■ Set exercise:
From the first line of the data down to and including the line with "plt.rcParams['font.family'] = ['Liberation", copy everything exactly, leaving out pictures.

** Start of Provided material **

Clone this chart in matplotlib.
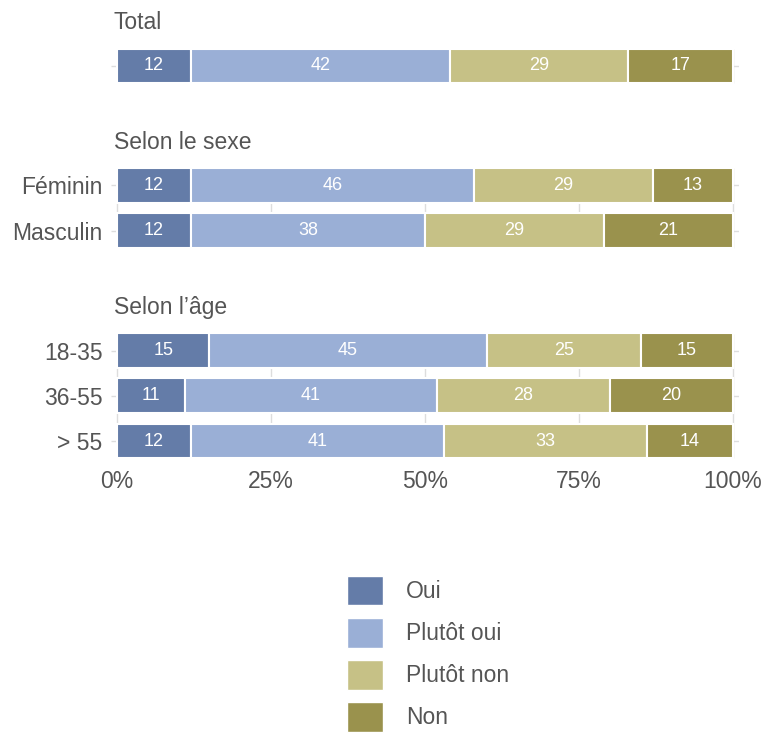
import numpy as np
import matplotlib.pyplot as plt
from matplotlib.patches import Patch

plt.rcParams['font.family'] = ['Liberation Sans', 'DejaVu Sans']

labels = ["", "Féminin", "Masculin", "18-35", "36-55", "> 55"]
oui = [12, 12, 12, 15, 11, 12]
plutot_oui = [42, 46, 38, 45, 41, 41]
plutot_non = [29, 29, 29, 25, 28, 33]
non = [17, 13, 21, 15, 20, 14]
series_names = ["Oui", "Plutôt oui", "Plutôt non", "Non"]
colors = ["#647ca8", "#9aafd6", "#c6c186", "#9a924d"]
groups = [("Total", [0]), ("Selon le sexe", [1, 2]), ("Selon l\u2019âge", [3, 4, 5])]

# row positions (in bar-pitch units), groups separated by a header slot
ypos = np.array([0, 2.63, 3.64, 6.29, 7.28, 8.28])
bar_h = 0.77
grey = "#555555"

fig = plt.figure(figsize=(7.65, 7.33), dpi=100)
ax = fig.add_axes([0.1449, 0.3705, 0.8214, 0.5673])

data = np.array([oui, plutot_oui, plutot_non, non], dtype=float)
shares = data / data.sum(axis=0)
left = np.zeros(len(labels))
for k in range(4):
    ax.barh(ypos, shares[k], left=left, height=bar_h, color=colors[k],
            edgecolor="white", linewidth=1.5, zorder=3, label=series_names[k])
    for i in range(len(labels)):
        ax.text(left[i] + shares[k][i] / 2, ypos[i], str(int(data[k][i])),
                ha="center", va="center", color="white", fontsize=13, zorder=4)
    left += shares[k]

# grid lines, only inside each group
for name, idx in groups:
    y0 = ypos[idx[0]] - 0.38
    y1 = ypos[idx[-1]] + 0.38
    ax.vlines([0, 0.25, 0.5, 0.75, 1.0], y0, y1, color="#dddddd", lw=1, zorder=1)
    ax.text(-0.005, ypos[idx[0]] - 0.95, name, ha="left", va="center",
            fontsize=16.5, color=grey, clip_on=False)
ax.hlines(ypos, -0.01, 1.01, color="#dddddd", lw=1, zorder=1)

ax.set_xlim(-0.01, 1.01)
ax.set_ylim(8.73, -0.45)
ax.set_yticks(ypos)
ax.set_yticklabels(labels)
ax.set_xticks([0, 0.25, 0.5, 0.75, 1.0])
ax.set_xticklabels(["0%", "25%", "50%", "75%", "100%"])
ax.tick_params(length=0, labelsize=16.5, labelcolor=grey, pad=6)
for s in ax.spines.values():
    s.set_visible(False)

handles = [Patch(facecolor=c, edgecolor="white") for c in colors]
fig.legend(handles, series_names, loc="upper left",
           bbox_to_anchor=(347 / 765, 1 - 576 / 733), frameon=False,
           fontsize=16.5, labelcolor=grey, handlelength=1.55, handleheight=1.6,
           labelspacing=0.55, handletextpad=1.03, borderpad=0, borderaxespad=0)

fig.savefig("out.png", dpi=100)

** End of Provided material **

■ Solved problem:
Clone this chart in matplotlib.
import numpy as np
import matplotlib.pyplot as plt
from matplotlib.patches import Patch

plt.rcParams['font.family'] = ['Liberation Sans', 'DejaVu Sans']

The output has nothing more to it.